Choisir entre l’histoire et l’esthétisme

Par Mario Wilson
Choisir entre l’histoire et l’esthétisme
Malheureusement

Allons directement au vif du sujet, c’est l’esthétisme qui est sorti vainqueur. L’idée semble avoir porté fruit de vendre une pièce de verre carnaval pour acquérir une céramique de Jean Cartier.

Au salon des antiquités du Marché Bonsecours, un antiquaire de Lac-Brome présentait, à d’éventuels acheteurs, une pièce hautement importante dans le fil de l’histoire de la céramique québécoise, un immense cache-pot signé par Jean Cartier et daté de 1956. Comme nous savons qu’il a remporté le prestigieux prix du concours des arts décoratifs du Québec en 1955 et que ses rencontres avec de grands artistes comme Jean Besnard et Ary Bitter à Paris se sont produites à cette époque, il n’y a pas de doute quant à l’importance dans l’œuvre de Jean Cartier d’une immense pièce produite pendant ces années de sa carrière.

Mais à l’arrivée chez le sympathique antiquaire une surprise attendait l’amateur de l’œuvre de Jean Cartier. Confiant de son pouvoir d’achat avec la somme amassée grâce à la vente d’un magnifique bol de verre dit «carnaval» du début du siècle dernier, le cache-pot tant admiré au Marché Bonsecours trouverait preneur sans discussion. Mais cette très grande assiette décorative de près de 60 centimètres, accrochée derrière la vitrine, a tôt fait d’attirer l’attention de l’amateur.

Malheureusement, la photo ne traduit absolument pas le bleu de cette pièce ni les contrastes des cinq poissons calés au fond de l’assiette. Cette pièce unique est tout simplement merveilleuse.

Elle traduit admirablement bien tout le talent et l’audace de l’artiste. Bien qu’elle ne soit pas datée, on devine qu’il ne s’agit pas ici d’une production de début de carrière ni d’une assiette rapidement exécutée pour un besoin monétaire de fin de semaine…

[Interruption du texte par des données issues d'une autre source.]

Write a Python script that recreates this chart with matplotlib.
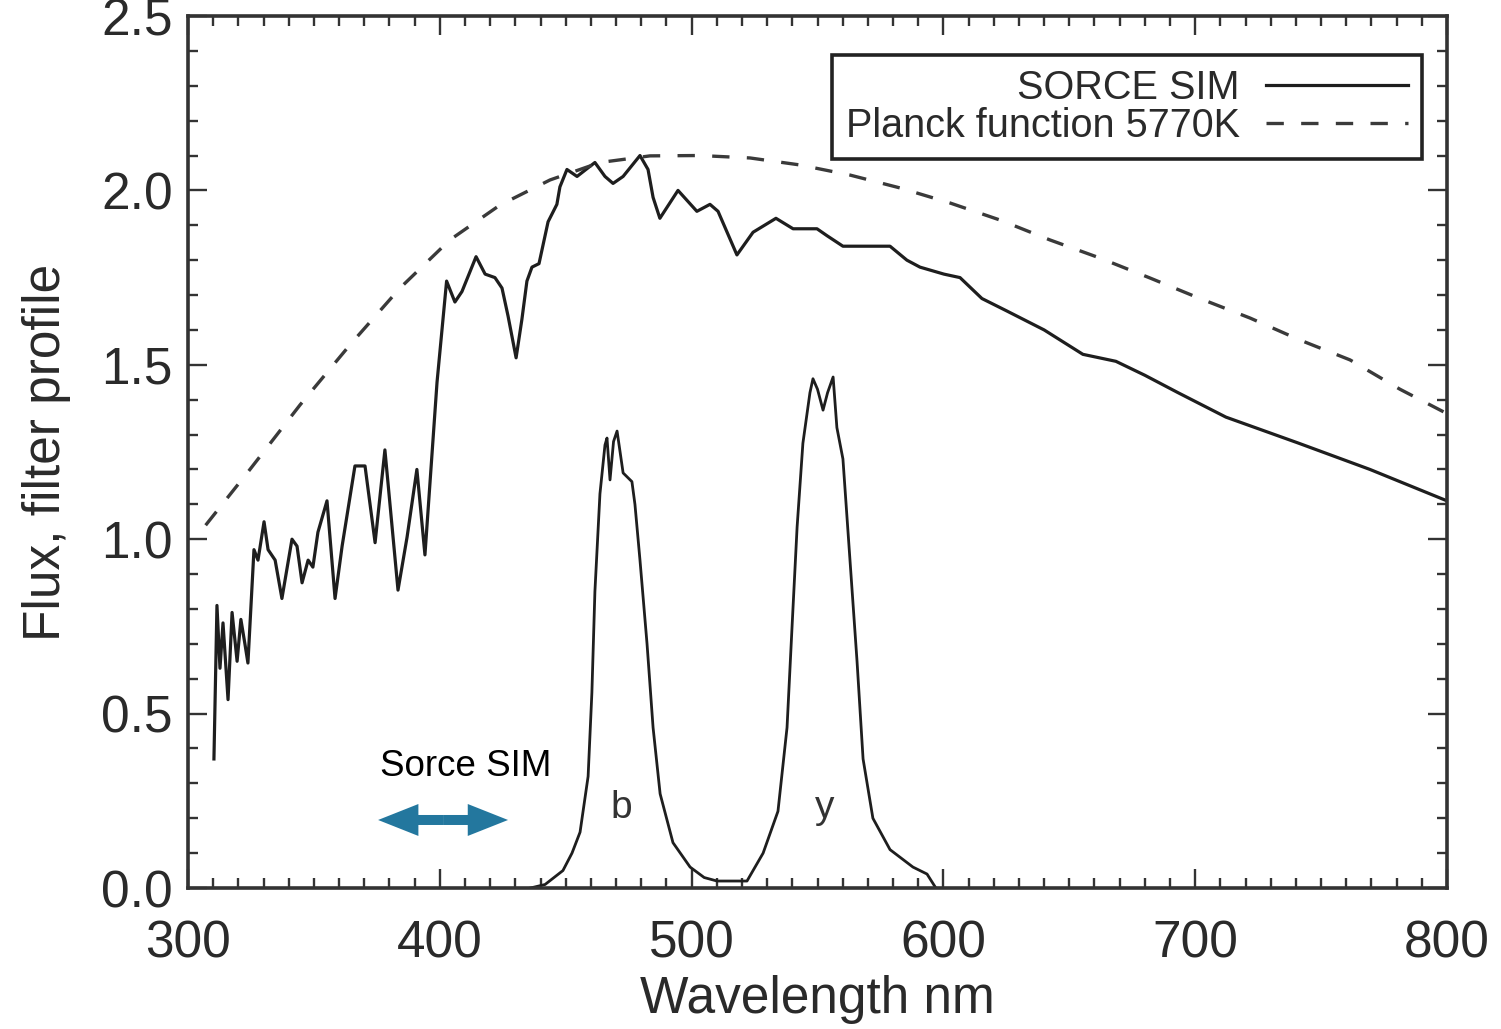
import matplotlib
matplotlib.use('Agg')
import matplotlib.pyplot as plt
from matplotlib.ticker import MultipleLocator

plt.rcParams['font.family'] = ['Liberation Sans', 'DejaVu Sans']

# SORCE SIM solar spectrum
sim_wl = [310.3, 311.5, 312.7, 313.9, 315.9, 317.5, 319.5, 321.0, 322.6, 323.8,
          326.2, 327.8, 330.2, 331.8, 334.6, 337.3, 341.3, 343.3, 345.3, 347.7,
          349.6, 351.6, 355.2, 358.4, 361.2, 366.3, 370.3, 374.3, 378.2, 383.4,
          387.0, 390.9, 394.1, 398.9, 402.7, 406.0, 408.8, 414.4, 418.0, 421.9,
          424.7, 427.1, 430.3, 432.6, 434.6, 436.6, 439.4, 441.8, 443.0, 446.5,
          447.7, 450.5, 454.5, 461.6, 465.6, 468.8, 472.8, 479.5, 482.7, 484.7,
          487.4, 494.6, 502.1, 507.3, 510.5, 514.1, 518.0, 524.4, 533.5, 540.3,
          549.8, 553.8, 560.1, 572.0, 578.8, 585.5, 590.7, 600.2, 606.6, 615.3,
          625.0, 640.0, 655.4, 668.5, 680.0, 693.2, 712.2, 740.8, 769.4, 800.0]
sim_flux = [0.37, 0.81, 0.63, 0.76, 0.54, 0.79, 0.65, 0.77, 0.70, 0.645,
            0.97, 0.94, 1.05, 0.97, 0.94, 0.83, 1.00, 0.98, 0.875, 0.94,
            0.92, 1.02, 1.11, 0.83, 0.98, 1.21, 1.21, 0.99, 1.256, 0.854,
            1.006, 1.20, 0.955, 1.45, 1.74, 1.68, 1.71, 1.81, 1.76, 1.75,
            1.72, 1.64, 1.52, 1.63, 1.74, 1.78, 1.79, 1.87, 1.91, 1.96,
            2.01, 2.06, 2.04, 2.08, 2.04, 2.02, 2.04, 2.10, 2.06, 1.98,
            1.92, 2.00, 1.94, 1.96, 1.94, 1.88, 1.815, 1.88, 1.92, 1.89,
            1.89, 1.87, 1.84, 1.84, 1.84, 1.80, 1.78, 1.76, 1.75, 1.69,
            1.655, 1.60, 1.53, 1.51, 1.47, 1.42, 1.35, 1.276, 1.20, 1.11]

# Planck function 5770K (normalised)
planck_wl = [307.0, 324.6, 344.5, 364.3, 384.2, 404.0, 423.9, 443.8, 463.6, 483.5,
             503.3, 523.2, 543.0, 562.9, 582.8, 602.6, 622.5, 642.3, 662.2, 682.0,
             701.9, 721.8, 741.6, 761.5, 781.3, 800.0]
planck_flux = [1.04, 1.20, 1.385, 1.557, 1.72, 1.858, 1.958, 2.03, 2.08, 2.099,
               2.10, 2.093, 2.073, 2.044, 2.007, 1.964, 1.915, 1.858, 1.806, 1.749,
               1.69, 1.634, 1.571, 1.514, 1.43, 1.36]

# Stromgren b and y filter profiles
filt_wl = [436.0, 441.8, 448.9, 452.5, 455.7, 458.9, 460.4, 461.6, 463.6, 465.6,
           466.4, 467.6, 469.0, 470.4, 471.6, 472.8, 476.3, 477.5, 479.5, 482.3,
           484.7, 487.5, 492.6, 499.4, 505.0, 510.1, 522.0, 528.4, 534.3, 537.9,
           539.9, 541.9, 544.2, 547.0, 548.2, 550.0, 552.2, 554.0, 556.2, 557.7,
           560.1, 562.9, 565.7, 568.1, 572.0, 578.8, 587.9, 593.5, 597.0]
filt_val = [0.0, 0.01, 0.05, 0.10, 0.16, 0.32, 0.56, 0.85, 1.13, 1.27,
            1.29, 1.17, 1.28, 1.31, 1.25, 1.19, 1.165, 1.10, 0.94, 0.70,
            0.46, 0.27, 0.13, 0.06, 0.03, 0.02, 0.02, 0.10, 0.22, 0.46,
            0.75, 1.035, 1.275, 1.42, 1.46, 1.43, 1.37, 1.42, 1.465, 1.32,
            1.23, 0.94, 0.65, 0.37, 0.20, 0.11, 0.06, 0.04, 0.0]

ink = '#1e1e1e'
frame = '#333333'

fig = plt.figure(figsize=(15.01, 10.29), dpi=100)
ax = fig.add_axes([188 / 1501, 1 - 888 / 1029, 1259 / 1501, 872 / 1029])

ax.plot(sim_wl, sim_flux, color=ink, lw=2.3, label='SORCE SIM')
ax.plot(planck_wl, planck_flux, color='#3a3a3a', lw=2.4, dashes=(5.2, 5.2),
        label='Planck function 5770K')
ax.plot(filt_wl, filt_val, color=ink, lw=2.0)

ax.text(472, 0.20, 'b', fontsize=28, color='#333333', ha='center', va='baseline')
ax.text(553, 0.20, 'y', fontsize=28, color='#333333', ha='center', va='baseline')

# SORCE SIM range marker
ax.text(376.3, 0.322, 'Sorce SIM', fontsize=26.5, color='black', ha='left', va='baseline')
arrow_col = '#23779e'
for end in (375.5, 427.1):
    ax.annotate('', xy=(end, 0.195), xytext=(401.3, 0.195),
                arrowprops=dict(arrowstyle='simple,head_length=1.45,head_width=1.15,tail_width=0.36',
                                mutation_scale=20, color=arrow_col, lw=0,
                                shrinkA=0, shrinkB=0))

ax.set_xlim(300, 800)
ax.set_ylim(0, 2.5)
ax.xaxis.set_major_locator(MultipleLocator(100))
ax.xaxis.set_minor_locator(MultipleLocator(10))
ax.yaxis.set_major_locator(MultipleLocator(0.5))
ax.yaxis.set_minor_locator(MultipleLocator(0.1))
ax.yaxis.set_major_formatter(plt.FuncFormatter(lambda v, p: f'{v:.1f}'))

ax.tick_params(which='both', direction='in', top=True, right=True,
               color=frame, width=1.7, labelcolor='#2a2a2a')
ax.tick_params(which='major', length=14, labelsize=37)
ax.tick_params(which='minor', length=7)
ax.tick_params(axis='x', which='major', pad=23)
ax.tick_params(axis='y', which='major', pad=11)
for sp in ax.spines.values():
    sp.set_color(frame)
    sp.set_linewidth(2.6)

ax.set_xlabel('Wavelength nm', fontsize=37, color='#2a2a2a', labelpad=4)
ax.set_ylabel('Flux, filter profile', fontsize=37, color='#2a2a2a', labelpad=22)

leg = ax.legend(loc='upper right', bbox_to_anchor=(1422 / 1501, 1 - 55 / 1029),
                bbox_transform=fig.transFigure, borderaxespad=0, markerfirst=False,
                fontsize=28.5, frameon=True, fancybox=False, framealpha=1,
                edgecolor='#222222', handlelength=3.6, handletextpad=0.65,
                labelspacing=0.0, borderpad=0.35)
leg.get_frame().set_linewidth(2.6)
for t in leg.get_texts():
    t.set_color('#2a2a2a')

fig.savefig('out.png', dpi=100)
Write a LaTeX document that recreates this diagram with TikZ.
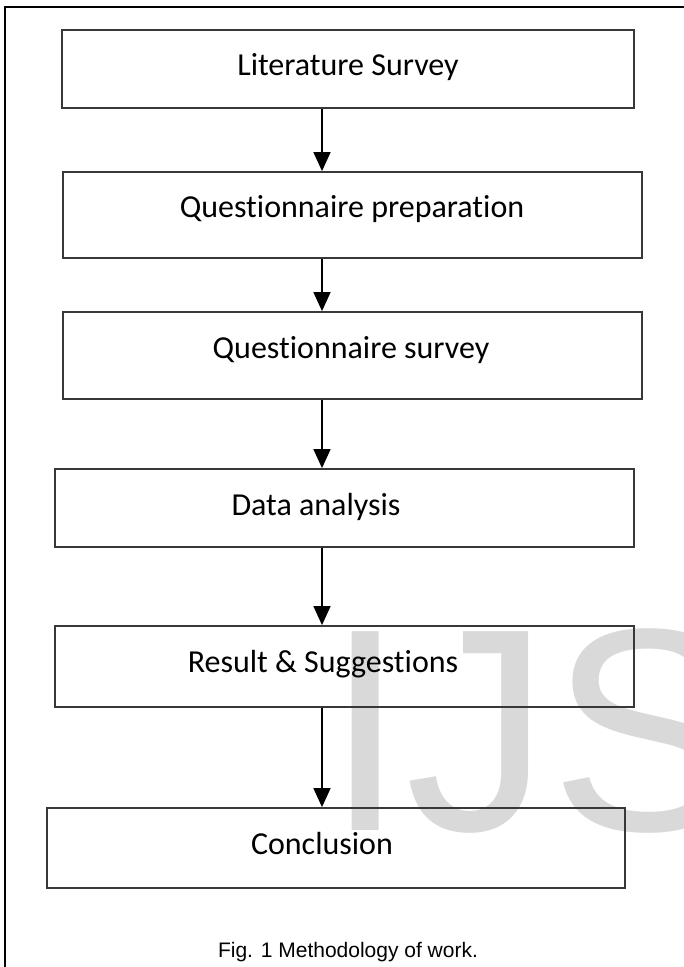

Une si grande céramique demande une maîtrise de la matière et de l’art de la cuisson pour sortir intacte de l’immense four où elle fut cuite autrefois. Je me souviens d’avoir pu examiner une pièce aussi pure lors d’un encan à Montréal où l’art vietnamien de la céramique était à l’honneur.

La petite assiette, loin, très loin d’avoir l’envergure de cette grande assiette de Jean Cartier, m’avait fort impressionné par son équilibre et la pureté de son exécution; la seule différence étant que l’assiette vietnamienne ne mesurait que neuf centimètres de diamètre.

Les grands céramistes québécois comme Jacques Garnier, Jean-Jacques Spénard, Claude Vermette, Géraldine Bourbeau ou Jean Cartier, sont désormais reconnus par tous ceux qui s’intéressent à cet art du feu québécois. Les membres de l’Association des collectionneurs de céramique du Québec fouillent dorénavant les archives, sources d’informations familiales et même documents historiques collatéraux afin d’en connaître toujours davantage au sujet de leur vie, leur œuvre et leur influence sur l’art quel qu’il soit. C’est probablement la raison principale de cet engouement enflammé qui permet une si nette progression de la valeur marchande des céramiques québécoises.

Contrairement à la production des céramistes anglais de la firme Moorcroft ou du verre Carnaval américain, les prix chez les revendeurs continuent de croître; c’est notre façon de dire à ces artistes disparus qu’on ne les oublie pas!